Besonders schön fand ich abschließend das Fazit am Sonntagabend, dass Utopien, auch Intersektionalität als Lösung durchaus gewünscht sind. Intersektionalität bietet einen Spielraum für die Entfaltung und Beteiligung von unterschiedlichen Menschen. Das Ziel lautet also weiterhin, den erkämpften Zugang erstmal zu behalten und auch neue Zugänge zu schaffen, um Kategorisierung und Stigmatisierung noch weiter abzubauen.

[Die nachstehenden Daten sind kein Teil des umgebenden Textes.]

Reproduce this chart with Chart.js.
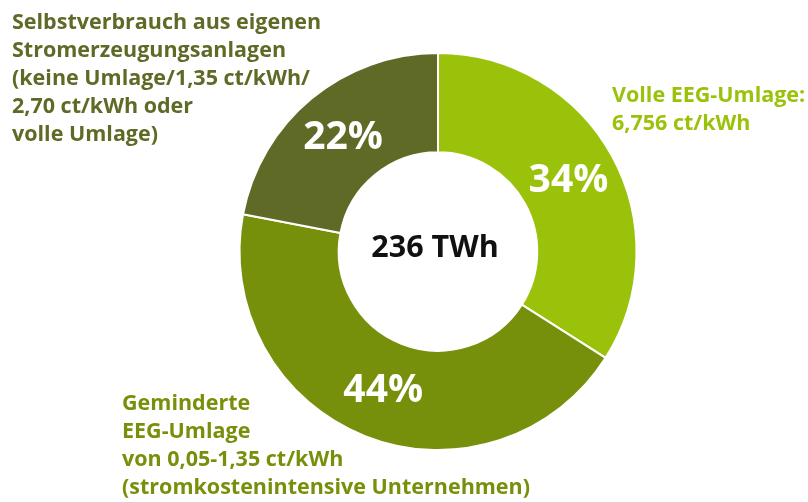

Finanzielle Förderung ist somit wichtig, aber auch das Plädoyer an die Politik. Aktionen wie #weshallnotberemoved (Großbritannien), für die Unterstützung von Künstlern mit Behinderung in pandemischen Zeiten, oder auch das potenzielle Entstehen von einer großen, globalen Community, die sich für Sichtbarkeit einsetzt, sind nur einige von vielen Ideen.

Und jetzt?

Persönlich sehe ich deutlich, dass die Dringlichkeit von Inklusion als politische Bewegung viel stärker ins Zentrum der Aufmerksamkeit rücken muss. Black Lives Matter und die LGBTQ+-Bewegung zeigen, wie Popularisierung eine Beschleunigung des Sichtbarkeitsprozesses vorantreibt. Die Zugänglichkeit von Informationen und das Platzen der ‘Bubble’, in der Inklusion meistens diskutiert und umgesetzt wird, in Verbindung mit Aufklärungsarbeit, sind wichtig, damit die Utopie näher rückt.

Abschließend lässt sich nur noch die Frage nach der Zukunft stellen. Mit einem großartigen Handlungsdurst beschlossen also die Experten am Sonntag zum Abschluss, dass der beste Weg für die Umsetzung ihrer Utopien eben ein sofortiges Handeln wäre. Für uns als externe Gruppe von Studenten ein vielversprechender Weg. Wir sind deshalb sehr gespannt, wie es in dem Bereich weitergehen wird.